Usai sidang, kuasa hukum Harry, Munathsir Mustaman menyatakan pihaknya masih menunggu salinan putusan dari PN Jaksel sebelum memutuskan langkah berikutnya.
Diberitakan, Direktorat Tindak Pidana Siber (Dittipidsiber) Bareskrim Polri telah menetapakan Hary Tanoesoedibjo sebagai tersangka dalam kasus dugaan pengancaman Kepala Subdirektorat Penyidik Jaksa Agung Muda Pidana Khusus Yulianto melalui pesan elektronik SMS.
Dia disangkakn melanggar Pasal 29 UU No 11 tahun 2008 tentang Informasi Transaksi Elektronik (ITE).
Jaksa Yulianto meyakini ada tiga pesan SMS dan Whatsapp yang diduga berisi ancaman itu dikirim oleh Hary Tanoe pada 5,7 dan 9 Januari 2016.
Saat itu, jaksa Yulianto tengah memimpin penanganan kasus dugaan korupsi restitusi pajak PT Mobile 8 periode 2007-2008, yang juga turut menyeret Hary Tanoe sebagai saksi karena kapasitasnya pernah menjadi komisaris perusahaan telekomunikasi tersebut.
Berikut ini salah satu petikan pesan yang diklaim telah diterima oleh Yulianto.

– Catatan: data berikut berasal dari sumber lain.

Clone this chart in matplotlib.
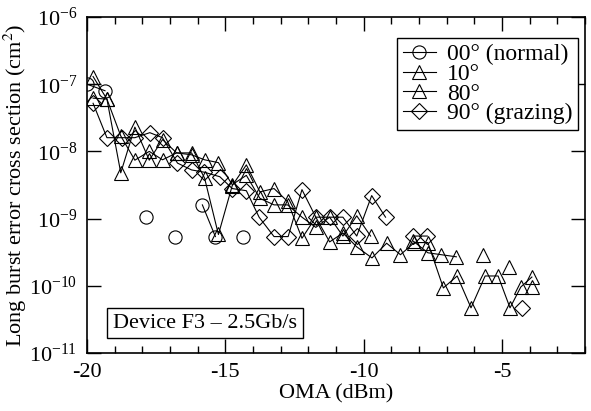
import numpy as np
import matplotlib
matplotlib.use('Agg')
import matplotlib.pyplot as plt
from matplotlib.ticker import MultipleLocator, LogLocator, NullLocator

nan = np.nan

# 00 deg (normal)
x_00 = [-20.0, -19.35, -18.9, -17.88, -17.35, -16.83, -16.3, -15.83, -15.36, -14.85, -14.35]
y_00 = [1.0e-7, 8.0e-8, nan, 1.05e-9, nan, 5.4e-10, nan, 1.6e-9, 5.4e-10, nan, 5.4e-10]

# 10 deg
x_10 = [-19.78, -19.28, -18.78, -18.27, -17.75, -17.27, -16.76, -16.22, -15.75, -15.25,
        -14.75, -14.24, -13.75, -13.24, -12.75, -12.23, -11.73, -11.23, -10.75, -10.25,
        -9.7, -9.17, -8.67, -8.17, -7.68, -7.12, -6.62, -6.12, -5.61, -5.14, -4.71, -4.32, -3.92]
y_10 = [1.3e-7, 6.0e-8, 4.8e-9, 2.3e-8, 7.4e-9, 1.5e-8, 9.5e-9, 9.5e-9, 4.0e-9, 5.8e-10,
        3.1e-9, 6.3e-9, 2.5e-9, 2.8e-9, 1.8e-9, 5.1e-10, 1.05e-9, 4.5e-10, 6.1e-10, 3.8e-10,
        2.6e-10, 4.3e-10, 2.9e-10, 4.4e-10, 4.4e-10, 9.3e-11, 1.4e-10, 4.7e-11, 1.4e-10, 1.4e-10,
        4.7e-11, 9.6e-11, 1.35e-10]

# 80 deg
x_80 = [-19.78, -19.28, -18.78, -18.27, -17.75, -17.27, -16.76, -16.22, -15.75, -15.25,
        -14.75, -14.24, -13.75, -13.24, -12.75, -12.23, -11.73, -11.23, -10.75, -10.25,
        -9.75, -9.2, -8.7, -8.2, -7.68, -7.19, -6.65, -6.15, -5.68, -5.15, -4.75, -4.3, -3.92]
y_80 = [6.2e-8, 6.0e-8, 1.7e-8, 7.4e-9, 1.0e-8, 7.5e-9, 9.5e-9, 8.9e-9, 7.5e-9, 6.8e-9,
        3.2e-9, 4.4e-9, 2.0e-9, 1.6e-9, 1.6e-9, 1.05e-9, 7.4e-10, 1.05e-9, 5.5e-10, 1.1e-9,
        5.5e-10, nan, nan, 4.6e-10, 3.1e-10, 2.9e-10, 2.7e-10, nan, 2.9e-10, nan,
        1.9e-10, nan, 9.6e-11]

# 90 deg (grazing)
x_90 = [-19.78, -19.28, -18.74, -18.27, -17.73, -17.27, -16.73, -16.22, -15.76, -15.2,
        -14.75, -14.24, -13.78, -13.24, -12.73, -12.23, -11.73, -11.23, -10.75, -10.25,
        -9.71, -9.21, -8.7, -8.2, -7.7, -7.2, -4.28]
y_90 = [5.2e-8, 1.6e-8, 1.6e-8, 1.6e-8, 1.9e-8, 1.6e-8, 6.7e-9, 5.3e-9, 4.9e-9, 4.2e-9,
        2.8e-9, 2.6e-9, 1.05e-9, 5.4e-10, 5.4e-10, 2.7e-9, 1.05e-9, 1.05e-9, 1.05e-9, 5.5e-10,
        2.2e-9, 1.05e-9, nan, 5.5e-10, 5.5e-10, nan, 4.7e-11]

plt.rcParams['font.family'] = ['Liberation Serif', 'DejaVu Serif']
plt.rcParams['mathtext.fontset'] = 'stix'
plt.rcParams['font.size'] = 16
plt.rcParams['axes.unicode_minus'] = False

fig = plt.figure(figsize=(5.91, 4.11), dpi=100)
ax = fig.add_axes([87 / 591, 58 / 411, 498 / 591, 336 / 411])

style = dict(color='black', linewidth=0.8, markerfacecolor='none',
             markeredgecolor='black', markeredgewidth=0.8, markersize=9.5)
ax.plot(x_00, y_00, marker='o', label='00\u00b0 (normal)', **style)
ax.plot(x_10, y_10, marker='^', label='10\u00b0', **style)
ax.plot(x_80, y_80, marker='^', label='80\u00b0', **style)
ax.plot(x_90, y_90, marker='D', label='90\u00b0 (grazing)', **dict(style, markersize=8.5))

ax.set_yscale('log')
ax.set_xlim(-20, -2)
ax.set_ylim(1e-11, 1e-6)
ax.xaxis.set_major_locator(MultipleLocator(5))
ax.xaxis.set_minor_locator(MultipleLocator(1))
ax.yaxis.set_major_locator(LogLocator(base=10, numticks=10))
ax.yaxis.set_minor_locator(NullLocator())
ax.tick_params(which='both', direction='in', top=True, right=True, width=1)
ax.tick_params(which='major', length=10, pad=7)
ax.tick_params(which='minor', length=5)
for s in ax.spines.values():
    s.set_linewidth(1.2)

ax.set_xlabel('OMA (dBm)', labelpad=2)
ax.set_ylabel('Long burst error cross section (cm$^2$)', labelpad=0)

leg = ax.legend(loc='upper right', bbox_to_anchor=(0.986, 0.9375), borderaxespad=0,
                fancybox=False, edgecolor='black', framealpha=1, fontsize=17,
                handlelength=1.4, handletextpad=0.45, labelspacing=-0.08, borderpad=0.25)
leg.get_frame().set_linewidth(1)

ax.text(0.237, 0.089, 'Device F3 \u2013 2.5Gb/s', transform=ax.transAxes,
        ha='center', va='center',
        bbox=dict(boxstyle='square,pad=0.25', facecolor='white', edgecolor='black', linewidth=1))

fig.savefig('out.png', dpi=100)
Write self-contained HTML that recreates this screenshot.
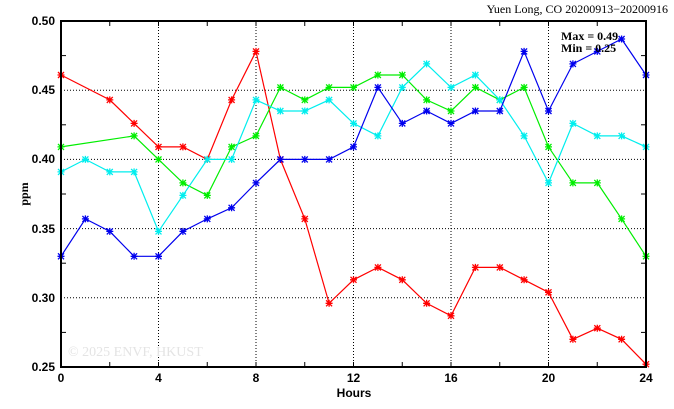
<!DOCTYPE html>
<html><head><meta charset="utf-8"><style>
html,body{margin:0;padding:0;background:#fff;}
svg{display:block;font-family:"Liberation Sans",sans-serif;}
.s{font-family:"Liberation Serif",serif;}
</style></head><body>
<svg id="c" width="674" height="409" viewBox="0 0 674 409" xmlns="http://www.w3.org/2000/svg">
<defs>
<marker id="mr" viewBox="-4 -4 8 8" markerWidth="8" markerHeight="8" markerUnits="userSpaceOnUse"><path d="M-3,-3L3,3M-3,3L3,-3M0,-3.5V3.5M-3.5,0H3.5" stroke="#f00" stroke-width="1.3"/></marker>
<marker id="mg" viewBox="-4 -4 8 8" markerWidth="8" markerHeight="8" markerUnits="userSpaceOnUse"><path d="M-3,-3L3,3M-3,3L3,-3M0,-3.5V3.5M-3.5,0H3.5" stroke="#0e0" stroke-width="1.3"/></marker>
<marker id="mc" viewBox="-4 -4 8 8" markerWidth="8" markerHeight="8" markerUnits="userSpaceOnUse"><path d="M-3,-3L3,3M-3,3L3,-3M0,-3.5V3.5M-3.5,0H3.5" stroke="#0ee" stroke-width="1.3"/></marker>
<marker id="mb" viewBox="-4 -4 8 8" markerWidth="8" markerHeight="8" markerUnits="userSpaceOnUse"><path d="M-3,-3L3,3M-3,3L3,-3M0,-3.5V3.5M-3.5,0H3.5" stroke="#00e" stroke-width="1.3"/></marker>
</defs>
<g id="grid" stroke="#000" stroke-width="1" stroke-dasharray="1,2"></g>
<text x="68" y="356" class="s" font-size="14" fill="#e4e4e4">© 2025  ENVF, HKUST</text>
<g id="series"></g>
<rect x="61" y="21" width="585" height="346" fill="none" stroke="#000" stroke-width="2"/>
<g id="ticks" stroke="#000" stroke-width="1"></g>
<g font-size="12" font-weight="bold" text-anchor="end">
<text x="55" y="25">0.50</text><text x="55" y="94">0.45</text><text x="55" y="163">0.40</text>
<text x="55" y="233">0.35</text><text x="55" y="302">0.30</text><text x="55" y="371">0.25</text>
</g>
<g font-size="12" font-weight="bold" text-anchor="middle">
<text x="61" y="382">0</text><text x="158.5" y="382">4</text><text x="256" y="382">8</text>
<text x="353.5" y="382">12</text><text x="451" y="382">16</text><text x="548.5" y="382">20</text><text x="646" y="382">24</text>
<text x="354" y="397">Hours</text>
</g>
<text transform="translate(28,194) rotate(-90)" font-size="12" font-weight="bold" text-anchor="middle" class="s">ppm</text>
<text x="668" y="13" font-size="12" text-anchor="end" class="s">Yuen Long, CO 20200913−20200916</text>
<text x="561" y="40" font-size="12" font-weight="bold" class="s">Max = 0.49</text>
<text x="561" y="52" font-size="12" font-weight="bold" class="s">Min = 0.25</text>
</svg>
<script>
var X=function(h){return 61+24.375*h},Y=function(v){return 367-(v-0.25)*1384};
var g=document.getElementById('grid'),t=document.getElementById('ticks'),s=document.getElementById('series'),ns='http://www.w3.org/2000/svg';
function L(p,a,b,c,d){var e=document.createElementNS(ns,'line');e.setAttribute('x1',a);e.setAttribute('y1',b);e.setAttribute('x2',c);e.setAttribute('y2',d);p.appendChild(e);}
[4,8,12,16,20].forEach(function(h){L(g,X(h),21,X(h),367);});
[0.30,0.35,0.40,0.45].forEach(function(v){L(g,61,Y(v),646,Y(v));});
for(var h=2;h<24;h+=2){L(t,X(h),367,X(h),362);L(t,X(h),21,X(h),26);}
for(var v=0.275;v<0.5;v+=0.05){L(t,61,Y(v),66,Y(v));L(t,646,Y(v),641,Y(v));}
var D={
r:['#f00',[[0,.461],[2,.443],[3,.426],[4,.409],[5,.409],[6,.400],[7,.443],[8,.478],[9,.400],[10,.357],[11,.296],[12,.313],[13,.322],[14,.313],[15,.296],[16,.287],[17,.322],[18,.322],[19,.313],[20,.304],[21,.270],[22,.278],[23,.270],[24,.252]]],
g:['#0e0',[[0,.409],[3,.417],[4,.400],[5,.383],[6,.374],[7,.409],[8,.417],[9,.452],[10,.443],[11,.452],[12,.452],[13,.461],[14,.461],[15,.443],[16,.435],[17,.452],[18,.443],[19,.452],[20,.409],[21,.383],[22,.383],[23,.357],[24,.330]]],
c:['#0ee',[[0,.391],[1,.400],[2,.391],[3,.391],[4,.348],[5,.374],[6,.400],[7,.400],[8,.443],[9,.435],[10,.435],[11,.443],[12,.426],[13,.417],[14,.452],[15,.469],[16,.452],[17,.461],[18,.443],[19,.417],[20,.383],[21,.426],[22,.417],[23,.417],[24,.409]]],
b:['#00e',[[0,.330],[1,.357],[2,.348],[3,.330],[4,.330],[5,.348],[6,.357],[7,.365],[8,.383],[9,.400],[10,.400],[11,.400],[12,.409],[13,.452],[14,.426],[15,.435],[16,.426],[17,.435],[18,.435],[19,.478],[20,.435],[21,.469],[22,.478],[23,.487],[24,.461]]]};
['r','g','c','b'].forEach(function(k){var p=document.createElementNS(ns,'polyline');
p.setAttribute('points',D[k][1].map(function(q){return X(q[0]).toFixed(1)+','+Y(q[1]).toFixed(1)}).join(' '));
p.setAttribute('fill','none');p.setAttribute('stroke',D[k][0]);p.setAttribute('stroke-width','1.2');
['marker-start','marker-mid','marker-end'].forEach(function(m){p.setAttribute(m,'url(#m'+k+')')});s.appendChild(p);});
</script>
</body></html>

"Mas Yulianto, kita buktikan siapa yang salah dan siapa yang benar. Siapa yang profesional dan siapa yang preman. Anda harus ingat kekuasaan itu tidak akan langgeng. Saya masuk ke politik antara lain salah satu penyebabnya mau memberantas oknum-oknum penegak hukum yang semena-mena, yang transaksional yang suka abuse of power. Catat kata-kata saya di sini, saya pasti jadi pimpinan negeri ini. Di situlah saatnya Indonesia dibersihkan."